◆ What to produce ◆
Return only the lines from the top of the data down to the one that holds "from matplotlib.patches import Rectangle", both included, without any pictures.

+++ Supplied material +++

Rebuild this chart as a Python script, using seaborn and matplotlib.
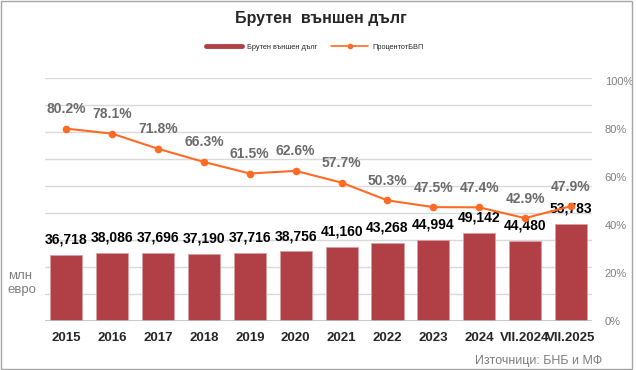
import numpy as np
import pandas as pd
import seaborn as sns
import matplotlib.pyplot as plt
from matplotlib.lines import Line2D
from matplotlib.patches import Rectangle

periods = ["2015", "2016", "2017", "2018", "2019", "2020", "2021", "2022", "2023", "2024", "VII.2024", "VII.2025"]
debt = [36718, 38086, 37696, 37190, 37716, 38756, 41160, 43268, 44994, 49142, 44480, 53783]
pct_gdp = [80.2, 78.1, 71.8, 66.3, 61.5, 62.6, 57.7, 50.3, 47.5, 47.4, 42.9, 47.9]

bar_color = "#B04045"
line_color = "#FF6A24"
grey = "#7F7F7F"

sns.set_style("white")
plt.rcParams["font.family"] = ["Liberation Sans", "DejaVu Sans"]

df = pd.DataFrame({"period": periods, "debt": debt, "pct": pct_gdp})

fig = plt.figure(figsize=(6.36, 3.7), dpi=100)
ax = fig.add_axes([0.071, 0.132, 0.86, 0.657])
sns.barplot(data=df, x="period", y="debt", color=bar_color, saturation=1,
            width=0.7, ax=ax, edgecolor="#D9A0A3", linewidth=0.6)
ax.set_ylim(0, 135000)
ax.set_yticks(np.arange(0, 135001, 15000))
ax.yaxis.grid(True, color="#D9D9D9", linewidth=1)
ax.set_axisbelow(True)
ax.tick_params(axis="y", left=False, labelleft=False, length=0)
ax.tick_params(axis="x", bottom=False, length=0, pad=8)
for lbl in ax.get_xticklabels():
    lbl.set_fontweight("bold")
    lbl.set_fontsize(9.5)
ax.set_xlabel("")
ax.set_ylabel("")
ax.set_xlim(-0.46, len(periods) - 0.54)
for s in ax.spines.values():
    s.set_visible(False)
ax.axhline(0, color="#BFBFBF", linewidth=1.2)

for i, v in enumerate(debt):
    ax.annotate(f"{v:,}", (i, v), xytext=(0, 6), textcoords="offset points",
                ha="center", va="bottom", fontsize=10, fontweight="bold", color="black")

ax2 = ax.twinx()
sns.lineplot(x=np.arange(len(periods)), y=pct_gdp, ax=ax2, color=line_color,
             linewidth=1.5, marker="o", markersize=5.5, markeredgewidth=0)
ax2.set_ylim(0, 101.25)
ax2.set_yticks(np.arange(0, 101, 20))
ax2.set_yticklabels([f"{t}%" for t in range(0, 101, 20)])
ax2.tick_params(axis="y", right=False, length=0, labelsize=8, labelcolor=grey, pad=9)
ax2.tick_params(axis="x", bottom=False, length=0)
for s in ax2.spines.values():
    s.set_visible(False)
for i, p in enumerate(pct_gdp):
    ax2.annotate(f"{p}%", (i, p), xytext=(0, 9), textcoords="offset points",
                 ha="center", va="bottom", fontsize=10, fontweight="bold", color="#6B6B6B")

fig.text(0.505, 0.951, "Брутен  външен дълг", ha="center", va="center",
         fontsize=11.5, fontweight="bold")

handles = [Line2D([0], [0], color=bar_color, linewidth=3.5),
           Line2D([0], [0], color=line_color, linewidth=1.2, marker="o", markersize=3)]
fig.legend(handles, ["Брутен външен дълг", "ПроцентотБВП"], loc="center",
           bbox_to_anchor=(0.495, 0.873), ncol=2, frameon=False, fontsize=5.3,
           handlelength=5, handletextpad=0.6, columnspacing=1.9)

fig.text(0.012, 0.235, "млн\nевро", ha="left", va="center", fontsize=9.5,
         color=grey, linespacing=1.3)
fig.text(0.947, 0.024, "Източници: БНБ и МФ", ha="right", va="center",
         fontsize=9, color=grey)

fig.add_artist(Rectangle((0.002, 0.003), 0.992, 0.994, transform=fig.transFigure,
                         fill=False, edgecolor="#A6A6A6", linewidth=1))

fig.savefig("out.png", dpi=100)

+++

◆ Reply to the task ◆
Rebuild this chart as a Python script, using seaborn and matplotlib.
import numpy as np
import pandas as pd
import seaborn as sns
import matplotlib.pyplot as plt
from matplotlib.lines import Line2D
from matplotlib.patches import Rectangle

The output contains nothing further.